1973 -77 habe ich unter diesem Titel 173 Texte in der Aachener Volkszeitung publiziert. Den einen oder anderen redigiere ich jetzt, um auf mich und eine andere Epoche der Kunst- und Weltgeschichte zurückzuschauen.

Kunst ABC   AVZ  1975

K U N S T   A L S   D R U C K S A C H  E

Die Aufforderung „Künstler schaffe, rede nicht“ meint noch den Künstler als Handwerker. Er möge sein eigenes Bezugsfeld nicht verlassen, um sich an sozialen Dialogen zu beteiligen. Aber Künstler haben immer auch geredet und geschrieben: Bücher von Baumeistern, Malern, Bildhauern sind seit der Antike bekannt. Sie bieten Quellschriften für die Kunstwissenschaft. Erst in der 2. Hälfte des 20. Jahrhunderts stoßen wir auf Bücher und Drucksachen von Künstlern, die selbst Kunstwerke sind. Es fruchtet nichts, sie als Künstlerschriften der Literatur zuzuschlagen, obwohl sie nicht nur in Museen und Galerien, sondern auch in Buchhandlungen und Bibliotheken zu sehen sind. Sie sind Kunstwerke und folgen anderen Gesetzen als Bücher und Zeitungen von Schriftstellern.
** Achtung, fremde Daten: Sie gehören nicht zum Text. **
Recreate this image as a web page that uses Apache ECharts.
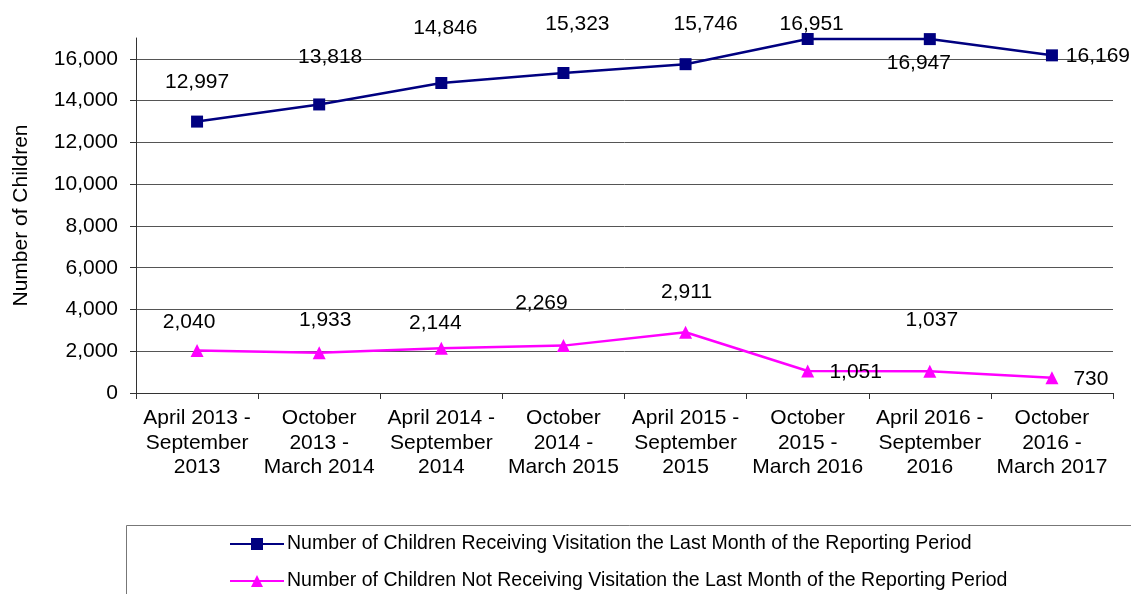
<!DOCTYPE html>
<html>
<head>
<meta charset="utf-8">
<script src="https://cdn.jsdelivr.net/npm/echarts@6/dist/echarts.min.js"></script>
<style>
  html, body { margin: 0; padding: 0; background: #fff; }
  #chart { width: 1131px; height: 594px; }
</style>
</head>
<body>
<div id="chart"></div>
<script>
  // categories (reporting periods)
  const periods = [
    'April 2013 -\nSeptember\n2013',
    'October\n2013 -\nMarch 2014',
    'April 2014 -\nSeptember\n2014',
    'October\n2014 -\nMarch 2015',
    'April 2015 -\nSeptember\n2015',
    'October\n2015 -\nMarch 2016',
    'April 2016 -\nSeptember\n2016',
    'October\n2016 -\nMarch 2017'
  ];
  const receiving = [12997, 13818, 14846, 15323, 15746, 16951, 16947, 16169];
  const notReceiving = [2040, 1933, 2144, 2269, 2911, 1051, 1037, 730];
  const yTicks = [0, 2000, 4000, 6000, 8000, 10000, 12000, 14000, 16000];

  const nameReceiving = 'Number of Children Receiving Visitation the Last Month of the Reporting Period';
  const nameNot = 'Number of Children Not Receiving Visitation the Last Month of the Reporting Period';

  // label nudges, like the hand-placed labels of the original
  const offReceiving = [[0, -39], [11, -47], [4, -55], [14, -49], [20, -40], [4, -15], [-11, 24], [46, 1]];
  const offNot = [[-8, -28], [6, -32], [-6, -25], [-22, -42], [1, -40], [48, 1], [2, -51], [39, 1]];

  const font = 'Liberation Sans, Arial, sans-serif';
  const fmt = v => v.toLocaleString('en-US');

  function withLabels(values, offsets) {
    return values.map((v, i) => ({
      value: v,
      label: { offset: offsets[i] }
    }));
  }

  let chart = echarts.init(document.getElementById('chart'));
  chart.setOption({
    animation: false,
    backgroundColor: '#fff',
    grid: { left: 136, right: 18, top: 38, bottom: 201 },
    xAxis: {
      type: 'category',
      data: periods,
      boundaryGap: true,
      axisLine: { lineStyle: { color: '#333', width: 1 } },
      axisTick: { show: true, length: 6, alignWithLabel: false, lineStyle: { color: '#333' } },
      axisLabel: {
        interval: 0,
        margin: 13,
        color: '#000',
        fontFamily: font,
        fontSize: 21,
        lineHeight: 24.5,
        align: 'center'
      }
    },
    yAxis: {
      type: 'value',
      min: 0,
      max: 17000,
      interval: 2000,
      name: 'Number of Children',
      nameLocation: 'middle',
      nameGap: 104,
      nameRotate: 90,
      nameTextStyle: { color: '#000', fontFamily: font, fontSize: 21 },
      axisLine: { show: true, lineStyle: { color: '#333', width: 1 } },
      axisTick: { show: true, length: 6, customValues: yTicks, lineStyle: { color: '#333' } },
      axisLabel: {
        customValues: yTicks,
        margin: 18,
        color: '#000',
        fontFamily: font,
        fontSize: 21,
        formatter: v => fmt(v)
      },
      splitLine: { show: true, showMinLine: false, lineStyle: { color: '#555', width: 1 } }
    },
    legend: {
      orient: 'vertical',
      left: 229,
      top: 534,
      padding: 0,
      itemWidth: 54,
      itemHeight: 15,
      itemGap: 17,
      textStyle: { color: '#000', fontFamily: font, fontSize: 19.5, lineHeight: 18, padding: [0, 0, 0, -2] },
      data: [nameReceiving, nameNot]
    },
    graphic: [{
      type: 'rect',
      left: 124,
      top: 523,
      shape: { width: 1030, height: 90 },
      style: { fill: 'none', stroke: '#777', lineWidth: 1 },
      silent: true
    }],
    series: [
      {
        name: nameReceiving,
        type: 'line',
        data: withLabels(receiving, offReceiving),
        symbol: 'rect',
        symbolSize: 12,
        color: '#000080',
        lineStyle: { color: '#000080', width: 2.5 },
        itemStyle: { color: '#000080' },
        label: {
          show: true,
          position: 'inside',
          color: '#000',
          fontFamily: font,
          fontSize: 21,
          formatter: p => fmt(p.value)
        }
      },
      {
        name: nameNot,
        type: 'line',
        data: withLabels(notReceiving, offNot),
        symbol: 'triangle',
        symbolSize: 13,
        color: '#ff00ff',
        lineStyle: { color: '#ff00ff', width: 2.5 },
        itemStyle: { color: '#ff00ff' },
        label: {
          show: true,
          position: 'inside',
          color: '#000',
          fontFamily: font,
          fontSize: 21,
          formatter: p => fmt(p.value)
        }
      }
    ]
  });
</script>
</body>
</html>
Die Gattungen der Künste – Musik, Baukunst, Literatur und Bildende Kunst – ebenso wie die Gattungen der Bildenden Kunst selbst – Malerei, Skulptur, Grafik – haben in der 2. Hälfte des Jahrhunderts ihre festen Grenzen verloren. Überall geht es um Austausch, Kommunikation. Ölbilder auf Leinwänden sind häufig gewollt obsolet. Bücher und Drucksachen erscheinen heute als ideales Medium der Kommunikation. Sie bestehen aus einer variablen Folge von gleich großen Rechtecken, die nicht gleichzeitig, sondern in Abfolgen sichtbar werden. Ein Buch wird nicht betrachtet, sondern gelesen. Alle künstlerischen Mitteilungen, die in einer zeitlichen Abfolge erscheinen, können nicht betrachtet, sondern müssen gelesen werden. Sie bestehen aus Zeilen, Reihen, Buchstaben und Zahlen. Die bedeutendsten Buchkunstwerke dieser Art sind die der Konzeptkünstler der sechziger Jahre. In dem Versuch, die „Aura“ des Kunstwerks abzubauen, haben sie seine autonomen Mitteilungsträger abgelehnt und die der industriellen Massenmedien benutzt: Zeitschriften, Illustrierte, Flugblätter, Einladungskarten, Funk- und Fernsehsendungen – und Bücher. Sie kämpften vergeblich gegen die fieberhafte Vermarktung auch solcher Werke durch den Kunsthandel, doch Galeristen und Buchhändler boten ihnen an, die Publikationen zu finanzieren, die Auflagen zu beschränken, die Exemplare zu signieren und zu nummerieren. Exemplare von On Kawara, Carl Andre, Joseph Kosuth, Lawrence Weiner, der Gruppe Art and Language sind heute rare, teure Objekte, die Sammler stolz verwahren. Der Versuch der Künstler, Kunstwerke für das Zeitalter der technischen Reproduzierbarkeit zu entwerfen, scheitert weniger an einem Publikum, das sie nicht versteht, als an ihren Händlern, die sie ihm vorenthalten. Selten ist Künstlern gelungen, in Medien vorzustoßen, die ein großes Publikum erreichen – wie der deutsche Künstler Jochen Gerz, der vorschlägt, die einseitige, zweckgebundene Sprache der Telefonbücher zu torpedieren, indem er in der Sparte ARTS (Künste)  im Pariser Exemplar setzen lässt: VIVRE (Leben) – oder Wolf Vostell, der in deutschen Tageszeitungen inseriert, oder Jenny Holzer mit illegalen Aufklebern an den Straßenlaternen von New York.